In this case the patent was for a method for processing prepaid telephone calls which comprised various procedural steps, involving a server, which could be toll-free, accessed via a code number imprinted on a vendible telephone card. Since the defendant's server was located outside Germany and, apart from the sale of the telephone card, most of the steps described in the patent were performed abroad, the defendant argued that the principle of territoriality excluded an infringement of the German patent.
The Court disagreed: while actions which take place exclusively abroad cannot constitute a German patent infringement, cross-border actions are different. Said the court, there are two scenarios. In the first, the infringing act commences abroad but is completed in Germany; in the second, the infringing act starts in Germany but is completed abroad.

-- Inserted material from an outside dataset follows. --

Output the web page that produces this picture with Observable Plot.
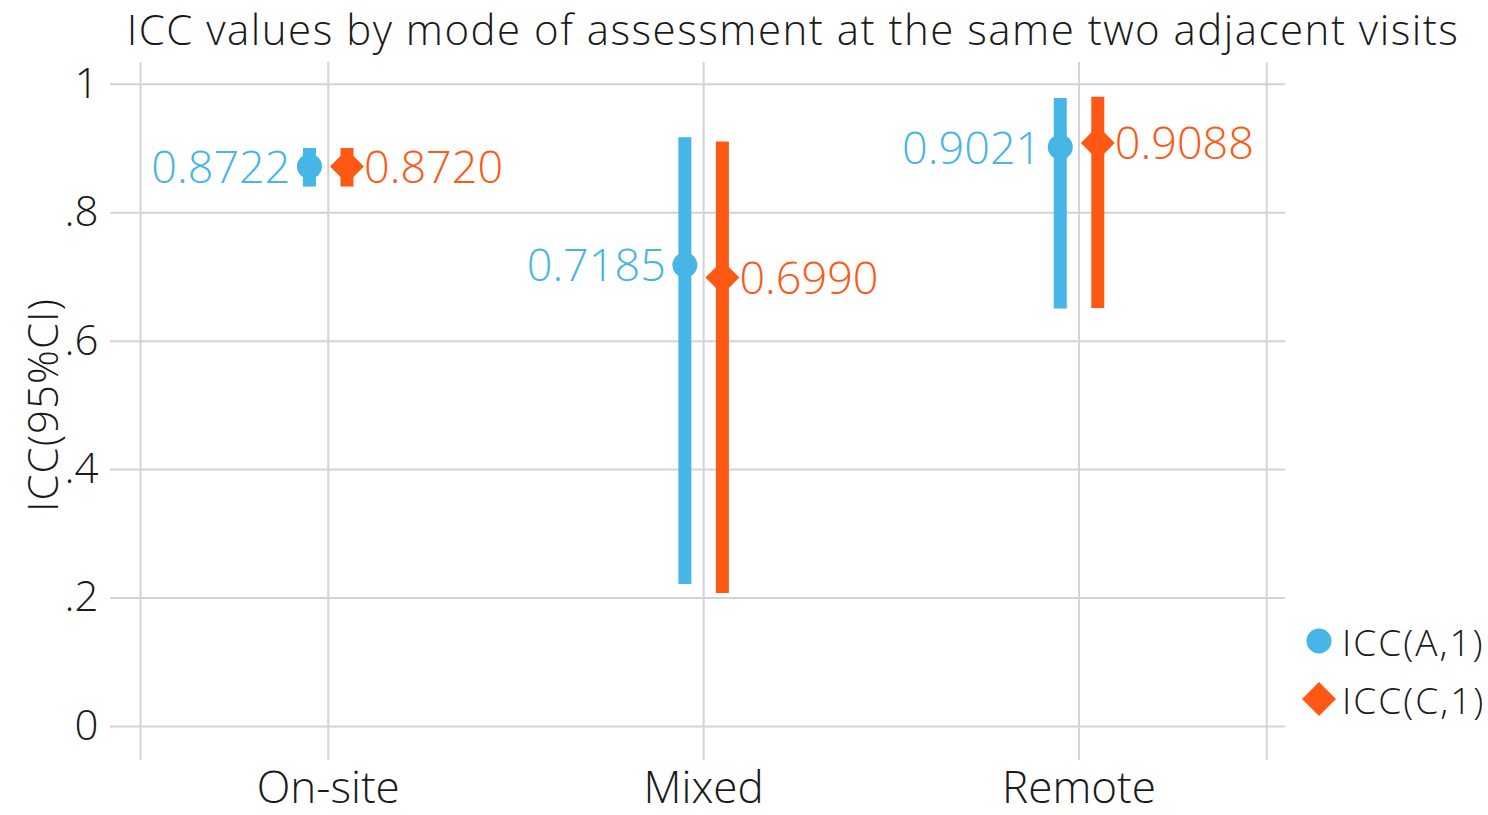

In both cases, actions performed abroad must be treated like domestic actions when the infringer exploits them in order to infringe a national patent.
The effect of this decision is that it has become more difficult for companies to circumvent an infringement of a method patent in Germany and that the outsourcing individual steps to various countries will no longer give “a freedom to operate”. This decision is currently under appeal to the Bundesgerichtshof.
Says PatLit, readers might want to compare this case with the approach taken by the Court of Appeal for England and Wales in Menashe Business Mercantile Ltd. & Anor v William Hill Organization Ltd [2002] EWCA Civ 1702, where similar issues arose.